Questo è lo schema. Ora, però, parliamo della grande assente, cioè di Napoli e del suo bilancio al limite del dissesto. Perché tutti i ragionamenti che si fanno in queste ore – le ipotesi, le proposte, i patti – prescindono bellamente da una riflessione sullo stato della città, sulla condotta amministrativa di questi anni, e soprattutto sulle competenze gestionali che sarebbe necessario mettere in campo per marcare una netta discontinuità con la stagione arancione. È una riflessione che andrebbe messa in prospettiva storica, ma sarebbe troppo chiedere. Più prosaicamente – senza dunque i lirismi vernacolari di Grillo – la domanda che i partiti dovrebbero mettere in cima alle loro preoccupazioni dovrebbe essere: che sindaco vogliamo? E di seguito: cosa deve saper fare? Dove dovrà mettere mano? Quali servizi hanno bisogno di essere riorganizzati? Come si pensa di far fronte all’enorme difficoltà finanziaria? Come si converte il consenso in azione riformatrice di governo? Come si riordina la macchina comunale? Se il punto di caduta dei ragionamenti che si vanno facendo nelle segrete stanze (i grillini fanno tutto a porte chiuse, ormai) è Roberto Fico, detto con tutta la simpatia del mondo e il rispetto per l’alta carica: non avremo, nel caso fosse eletto, nessun arretramento sul tema dei diritti civili, e l’acqua rimarrebbe pubblica. Fico andrebbe orgogliosamente in autobus a Palazzo San Giacomo così come è andato in autobus da Termini a Montecitorio (il primo giorno; gli altri, a quanto pare, no), ma gli autobus, poi: saprebbe metterli per strada?

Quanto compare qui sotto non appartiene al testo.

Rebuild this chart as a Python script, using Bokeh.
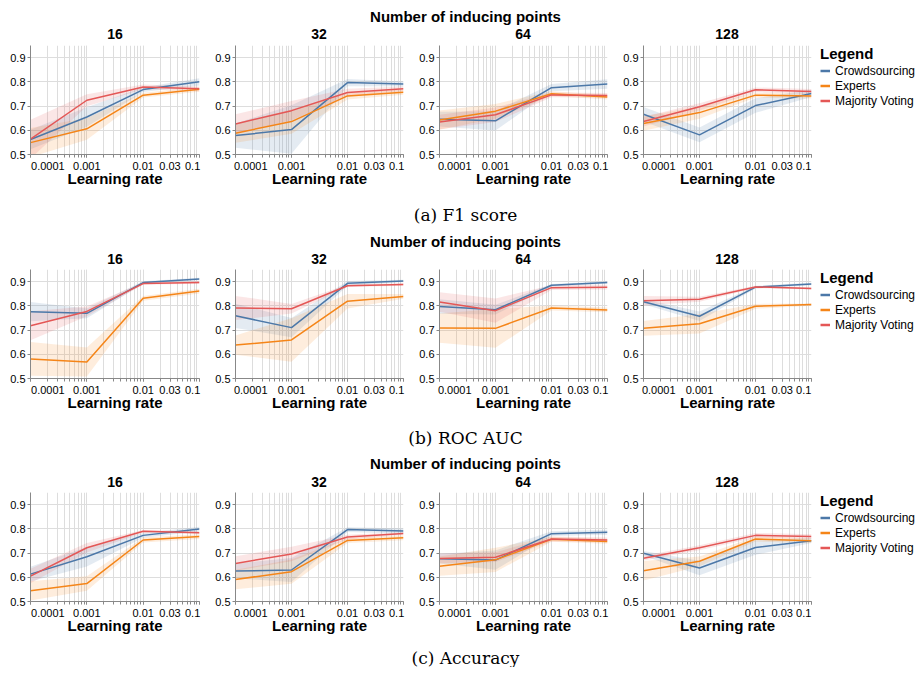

Il Presidente Fico mi perdonerà, se lo prendo a esempio. In un mondo di specialismi, nessuno deve saper far tutto e certamente lui, come altri, potrà circondarsi delle migliori intelligenze e competenze. Ma è un fatto che non si è partiti di lì, che la discussione sembra riguardare solo il modo in cui comporre ambizioni personali e disegni politici generali, come scavallare il secondo mandato nel caso di Fico, come riacchiappare il Movimento per Di Maio (con Conte o senza Conte), come rimanere in sella fino al ’22 per il Pd (con vista sul più alto Colle). Ma Napoli, il suo buco di bilancio? Chi ci pensa, Beppe Grillo?